Junkyard Find: 1983 Toyota Celica GT

Murilee Martin
by Murilee Martin

During my last trip to California, I found this ’80 Celica coupe and this ’81 Celica liftback side-by-side at an Oakland self-service yard. A few rows away was another Celica. Apparently the old 22R-powered Celicas aren’t worth enough to keep on the street.

I’ve always thought the R engine was way too truck-ish for a sporty car like the Celica; all low-end torque and industrial clattering noises. You can’t argue with its reliability, though.

Toyota couldn’t match Mitsubishi for spaceship-style interiors, but this setup looked pretty futuristic.

Every time I see one of these things, I am reminded of this shot from my (1984) high school yearbook.
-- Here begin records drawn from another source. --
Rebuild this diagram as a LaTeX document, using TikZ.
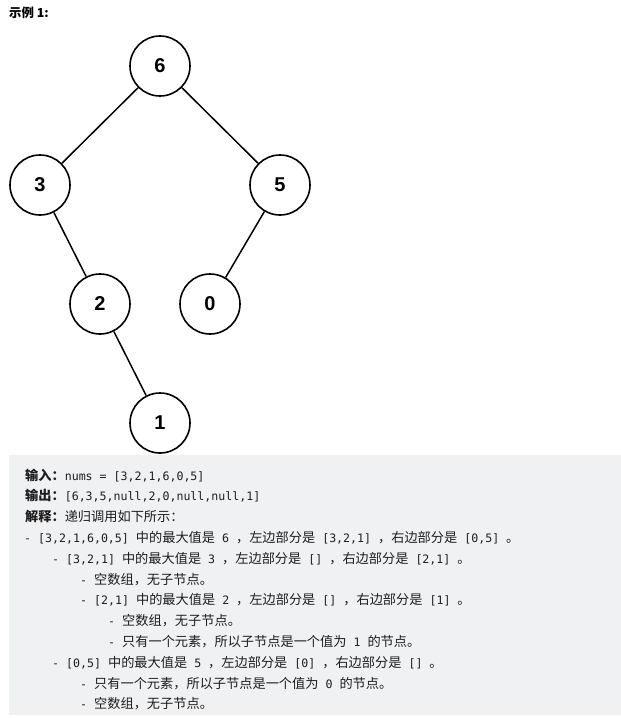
\documentclass[tikz,border=0pt]{standalone}
\usepackage{fontspec}
\setmainfont{Noto Sans CJK SC}
\setmonofont{DejaVu Sans Mono}
\newfontfamily\digitfont{Liberation Sans}
\usepackage{tikz}
\usetikzlibrary{positioning}
\definecolor{boxgray}{RGB}{240,241,243}
\definecolor{textdark}{RGB}{30,30,30}

% inline code in the explanation box
\newcommand\codetxt[1]{{\ttfamily\fontsize{11.6}{15}\selectfont #1}}

\tikzset{
    treenode/.style={circle, draw=black, line width=1.6pt, minimum size=60pt, inner sep=0pt,
        font=\digitfont\bfseries\fontsize{20}{20}\selectfont},
    treeedge/.style={line width=1.5pt},
    explain/.style={anchor=base west, inner sep=0pt, text=textdark,
        font=\fontsize{13.2}{15}\selectfont}
}

\begin{document}
\begin{tikzpicture}[x=1pt, y=-1pt]
    \useasboundingbox (0,0) rectangle (621,718);

    % Title
    \node(title)[explain, text=black, font=\bfseries\fontsize{12.4}{14}\selectfont] at (9,17) {示例 1:};

    % Tree nodes
    \node(n6)[treenode] at (160,66) {6};
    \node(n3)[treenode] at (40,185) {3};
    \node(n5)[treenode] at (280,185) {5};
    \node(n2)[treenode] at (100,304) {2};
    \node(n0)[treenode] at (210,304) {0};
    \node(n1)[treenode] at (160,423) {1};

    % Tree edges
    \draw[treeedge] (n6) -- (n3);
    \draw[treeedge] (n6) -- (n5);
    \draw[treeedge] (n3) -- (n2);
    \draw[treeedge] (n5) -- (n0);
    \draw[treeedge] (n2) -- (n1);

    % Explanation box
    \fill[boxgray] (9,455) rectangle (621,715);

    \node(label-in)[explain] at (25,480) {\textbf{输入：}\codetxt{nums = [3,2,1,6,0,5]}};
    \node(label-out)[explain] at (25,500.8) {\textbf{输出：}\codetxt{[6,3,5,null,2,0,null,null,1]}};
    \node(label-why)[explain] at (25,521.6) {\textbf{解释：}递归调用如下所示：};

    % Recursion steps, one per line (level sets the indent)
    \foreach \lvl/\txt [count=\i from 4] in {
        0/{\codetxt{- [3,2,1,6,0,5] }中的最大值是\codetxt{ 6 }，左边部分是\codetxt{ [3,2,1] }，右边部分是\codetxt{ [0,5] }。},
        1/{\codetxt{- [3,2,1] }中的最大值是\codetxt{ 3 }，左边部分是\codetxt{ [] }，右边部分是\codetxt{ [2,1] }。},
        2/{\codetxt{- }空数组，无子节点。},
        2/{\codetxt{- [2,1] }中的最大值是\codetxt{ 2 }，左边部分是\codetxt{ [] }，右边部分是\codetxt{ [1] }。},
        3/{\codetxt{- }空数组，无子节点。},
        3/{\codetxt{- }只有一个元素，所以子节点是一个值为\codetxt{ 1 }的节点。},
        1/{\codetxt{- [0,5] }中的最大值是\codetxt{ 5 }，左边部分是\codetxt{ [0] }，右边部分是\codetxt{ [] }。},
        2/{\codetxt{- }只有一个元素，所以子节点是一个值为\codetxt{ 0 }的节点。},
        2/{\codetxt{- }空数组，无子节点。}} {
        \node(line-\i)[explain] at (24+28*\lvl, 459.2+20.8*\i) {\txt};
    }
\end{tikzpicture}
\end{document}
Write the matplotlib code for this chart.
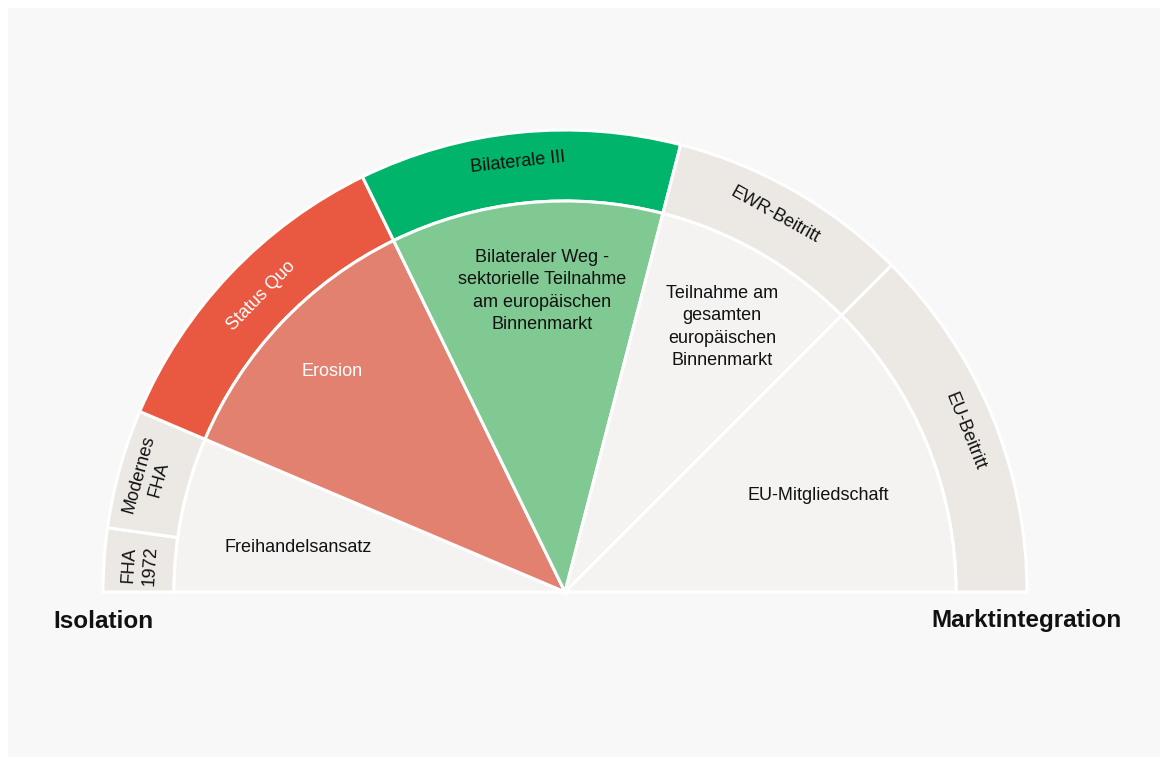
import matplotlib
matplotlib.use("Agg")
import matplotlib.pyplot as plt
from matplotlib.patches import Wedge, Rectangle
import numpy as np

plt.rcParams['font.family'] = ['Liberation Sans', 'DejaVu Sans']

# Outer ring segments (degrees, measured counter-clockwise from right)
ring_labels = ["FHA\n1972", "Modernes\nFHA", "Status Quo", "Bilaterale III", "EWR-Beitritt", "EU-Beitritt"]
ring_start = [172, 157, 116, 75.5, 45, 0]
ring_end = [180, 172, 157, 116, 75.5, 45]
ring_colors = ["#ece9e5", "#ece9e5", "#e95840", "#00b46b", "#ece9e5", "#ece9e5"]
ring_text_colors = ["#111111", "#111111", "white", "#111111", "#111111", "#111111"]
ring_label_angle = [176.4, 164.5, 135.7, 96.2, 60.9, 21.8]
ring_label_radius = [426, 432, 424, 432, 431, 431]

# Inner sectors
inner_labels = ["Freihandelsansatz", "Erosion",
                "Bilateraler Weg -\nsektorielle Teilnahme\nam europäischen\nBinnenmarkt",
                "Teilnahme am\ngesamten\neuropäischen\nBinnenmarkt", "EU-Mitgliedschaft"]
inner_start = [157, 116, 75.5, 45, 0]
inner_end = [180, 157, 116, 75.5, 45]
inner_colors = ["#f4f3f2", "#e38171", "#80c993", "#f4f3f2", "#f4f3f2"]
inner_text_colors = ["#111111", "white", "#111111", "#111111", "#111111"]
inner_label_xy = [(298, 548), (332, 371), (542, 291), (722, 327), (818, 496)]

W, H = 1167, 762
fig = plt.figure(figsize=(W / 100, H / 100), dpi=100, facecolor="white")
ax = fig.add_axes([0, 0, 1, 1])
ax.set_xlim(0, W)
ax.set_ylim(H, 0)
ax.axis("off")

ax.add_patch(Rectangle((8, 8), 1152, 749, facecolor="#f8f8f8", edgecolor="none", zorder=0))

cx, cy = 565, 592
R_out, R_in = 462, 391

# y axis inverted: angle theta (ccw up) -> wedge angles become -theta
for s, e, c in zip(ring_start, ring_end, ring_colors):
    ax.add_patch(Wedge((cx, cy), R_out, -e, -s, width=R_out - R_in,
                       facecolor=c, edgecolor="white", linewidth=2.2, zorder=2))
for s, e, c in zip(inner_start, inner_end, inner_colors):
    ax.add_patch(Wedge((cx, cy), R_in, -e, -s,
                       facecolor=c, edgecolor="white", linewidth=2.2, zorder=2))

for lab, ang, r, tc in zip(ring_labels, ring_label_angle, ring_label_radius, ring_text_colors):
    t = np.deg2rad(ang)
    x = cx + r * np.cos(t)
    y = cy - r * np.sin(t)
    ax.text(x, y, lab, rotation=ang - 90, rotation_mode="anchor", ha="center", va="center",
            fontsize=13, color=tc, linespacing=1.3, zorder=3)

for lab, (x, y), tc in zip(inner_labels, inner_label_xy, inner_text_colors):
    ax.text(x, y, lab, ha="center", va="center", fontsize=13, color=tc,
            linespacing=1.4, zorder=3)

ax.text(53, 621, "Isolation", ha="left", va="center", fontsize=17.5, fontweight="bold", color="#111111")
ax.text(1122, 621, "Marktintegration", ha="right", va="center", fontsize=17.5, fontweight="bold", color="#111111")

fig.savefig("out.png", dpi=100, facecolor="white")
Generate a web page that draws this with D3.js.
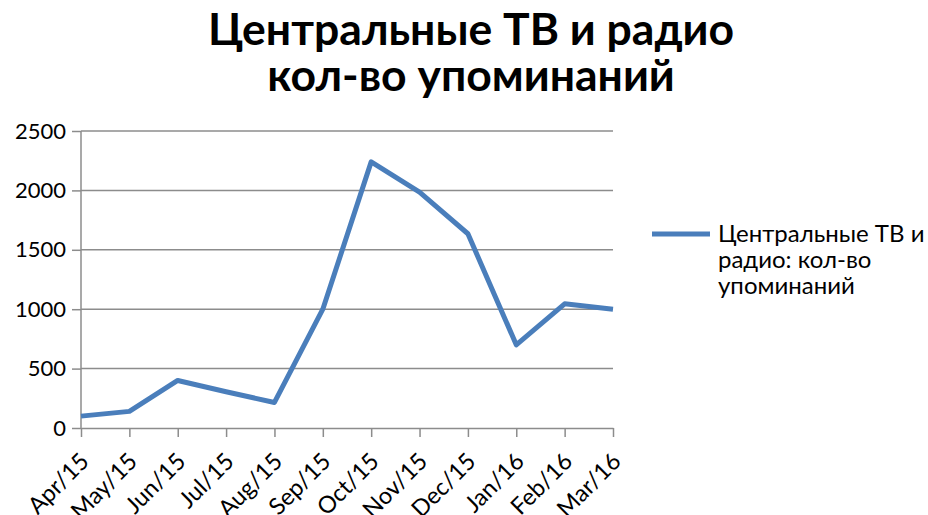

Since most of my classmates drove beater Colts and Pintos— if they drove at all— the kid with the new Celica was feeling pretty sharp.







Murilee Martin
Murilee Martin

Murilee Martin is the pen name of Phil Greden, a writer who has lived in Minnesota, California, Georgia and (now) Colorado. He has toiled at copywriting, technical writing, junkmail writing, fiction writing and now automotive writing. He has owned many terrible vehicles and some good ones. He spends a great deal of time in self-service junkyards. These days, he writes for publications including Autoweek, Autoblog, Hagerty, The Truth About Cars and Capital One.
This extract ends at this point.